Review by Adam Sweeting for Melody Maker


Venue, London

THE evening began with the ghastly wailings of Ritual, a graceless quintet who took huge pride in their sheer unrelenting awfulness.

  Next, something called Baba Luma, who seem to think they're The Doors. The Doors were usually awful, but Baba Luma were worse.

  Luckily the Sisters Of Mercy came next, and I cannot speak too highly of this excellent group. I have already spoken highliy of them several times, and will continue to do so until you bastards (Steady on there Wah - Ed) start paying attention.

  The Sisters' macabre fusion of hideous raw power with black and twisted humour may well be unmatched in the annals of rock. Certainly, they tread this wickes razor's edge with malicious deadpan glee, and I find the keen blade of their irony a splendid thing.

  Tonight, the ony clues the offered to a rather witless audience were guitarist Gary Marx's irrespressible smirks. How the entire band managed to keep a straight face while Andy Snakeman negotiated the higher registers of their preposterous cover of "Jolene" will probably have to go unexplained.

  More easily assimilable for the bozo in the street were such masterpieces as "Floorshow" and of course the rib-crushing "Body Electric". Already, the Sisters have coined some of the most malevolent riffs known to man, galvanic lacerations of noise driven firmly into the stomach by merciless drum machines.
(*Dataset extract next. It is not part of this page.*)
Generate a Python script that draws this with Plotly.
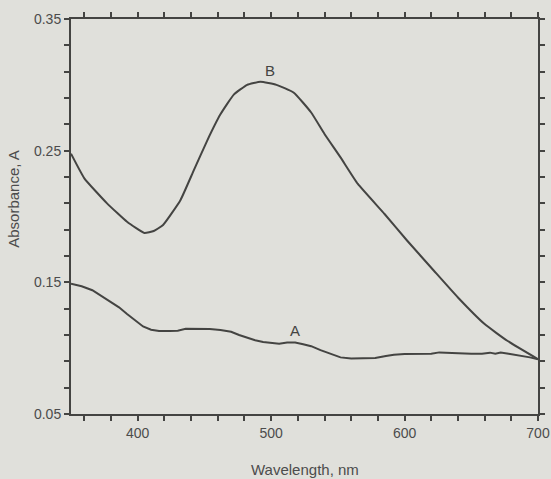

The appropriate physical response to the Sisters Of Mercy isn't a dance exactly, more a sort of horrible writhing motion. Dig it!

  We were treated to an airing of the next singel "Anaconda", not perhaps vintage Sisters but serviceable enough, plus the slow gruesome slitherings of "Valentine", a nasty piece of work.

  The Sisters Of Mercy command a shrewd grasp of their objectives plus the ability to project it. This is a rare gift, so treasure it.